- [TASK PROMPT] Your output is the lines from the first one to the one containing "anchor=base west] (pcielbl)", repeated exactly, with images left out.

··········

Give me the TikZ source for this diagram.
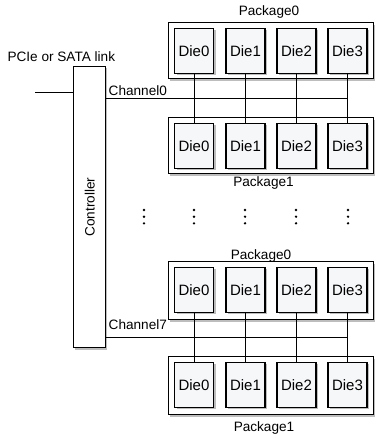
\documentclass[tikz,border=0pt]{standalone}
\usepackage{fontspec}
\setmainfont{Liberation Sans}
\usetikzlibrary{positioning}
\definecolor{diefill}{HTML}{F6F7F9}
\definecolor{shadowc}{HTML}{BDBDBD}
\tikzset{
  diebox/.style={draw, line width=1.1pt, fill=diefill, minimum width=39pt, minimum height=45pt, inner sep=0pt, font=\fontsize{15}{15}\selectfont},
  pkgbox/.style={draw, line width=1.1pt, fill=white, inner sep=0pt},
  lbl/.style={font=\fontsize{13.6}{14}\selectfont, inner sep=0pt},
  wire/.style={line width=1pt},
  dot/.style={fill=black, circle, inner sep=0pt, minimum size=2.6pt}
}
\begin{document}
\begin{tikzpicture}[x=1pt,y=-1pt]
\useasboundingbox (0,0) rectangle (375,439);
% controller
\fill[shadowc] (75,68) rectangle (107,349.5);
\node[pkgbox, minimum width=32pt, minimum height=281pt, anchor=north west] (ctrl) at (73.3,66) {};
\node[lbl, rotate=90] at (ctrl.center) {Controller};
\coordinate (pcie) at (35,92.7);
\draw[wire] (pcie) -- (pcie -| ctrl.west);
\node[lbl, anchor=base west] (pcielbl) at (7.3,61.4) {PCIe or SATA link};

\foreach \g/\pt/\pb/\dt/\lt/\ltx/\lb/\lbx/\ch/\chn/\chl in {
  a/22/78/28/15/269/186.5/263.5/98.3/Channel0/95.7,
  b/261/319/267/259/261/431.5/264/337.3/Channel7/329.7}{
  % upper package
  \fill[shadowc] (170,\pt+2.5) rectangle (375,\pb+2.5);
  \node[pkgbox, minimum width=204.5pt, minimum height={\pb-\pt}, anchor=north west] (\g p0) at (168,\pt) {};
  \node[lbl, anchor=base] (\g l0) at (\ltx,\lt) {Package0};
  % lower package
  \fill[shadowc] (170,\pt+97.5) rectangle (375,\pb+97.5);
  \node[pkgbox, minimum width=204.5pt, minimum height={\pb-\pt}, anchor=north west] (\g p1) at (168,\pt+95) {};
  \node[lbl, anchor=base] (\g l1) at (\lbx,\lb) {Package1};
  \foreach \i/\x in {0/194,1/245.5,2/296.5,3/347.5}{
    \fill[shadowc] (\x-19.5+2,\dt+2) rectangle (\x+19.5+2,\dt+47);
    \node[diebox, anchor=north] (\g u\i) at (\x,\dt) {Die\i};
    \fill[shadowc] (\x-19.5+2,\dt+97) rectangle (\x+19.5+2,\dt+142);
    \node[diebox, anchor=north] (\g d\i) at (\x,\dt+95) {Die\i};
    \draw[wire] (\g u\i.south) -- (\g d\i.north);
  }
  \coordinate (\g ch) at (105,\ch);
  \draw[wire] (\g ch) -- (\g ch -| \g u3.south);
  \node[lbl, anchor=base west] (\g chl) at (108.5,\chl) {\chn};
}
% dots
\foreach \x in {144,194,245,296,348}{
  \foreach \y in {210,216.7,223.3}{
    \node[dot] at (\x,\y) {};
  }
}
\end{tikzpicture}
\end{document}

··········

- [FINAL ANSWER]
Give me the TikZ source for this diagram.
\documentclass[tikz,border=0pt]{standalone}
\usepackage{fontspec}
\setmainfont{Liberation Sans}
\usetikzlibrary{positioning}
\definecolor{diefill}{HTML}{F6F7F9}
\definecolor{shadowc}{HTML}{BDBDBD}
\tikzset{
  diebox/.style={draw, line width=1.1pt, fill=diefill, minimum width=39pt, minimum height=45pt, inner sep=0pt, font=\fontsize{15}{15}\selectfont},
  pkgbox/.style={draw, line width=1.1pt, fill=white, inner sep=0pt},
  lbl/.style={font=\fontsize{13.6}{14}\selectfont, inner sep=0pt},
  wire/.style={line width=1pt},
  dot/.style={fill=black, circle, inner sep=0pt, minimum size=2.6pt}
}
\begin{document}
\begin{tikzpicture}[x=1pt,y=-1pt]
\useasboundingbox (0,0) rectangle (375,439);
% controller
\fill[shadowc] (75,68) rectangle (107,349.5);
\node[pkgbox, minimum width=32pt, minimum height=281pt, anchor=north west] (ctrl) at (73.3,66) {};
\node[lbl, rotate=90] at (ctrl.center) {Controller};
\coordinate (pcie) at (35,92.7);
\draw[wire] (pcie) -- (pcie -| ctrl.west);
\node[lbl, anchor=base west] (pcielbl) at (7.3,61.4) {PCIe or SATA link};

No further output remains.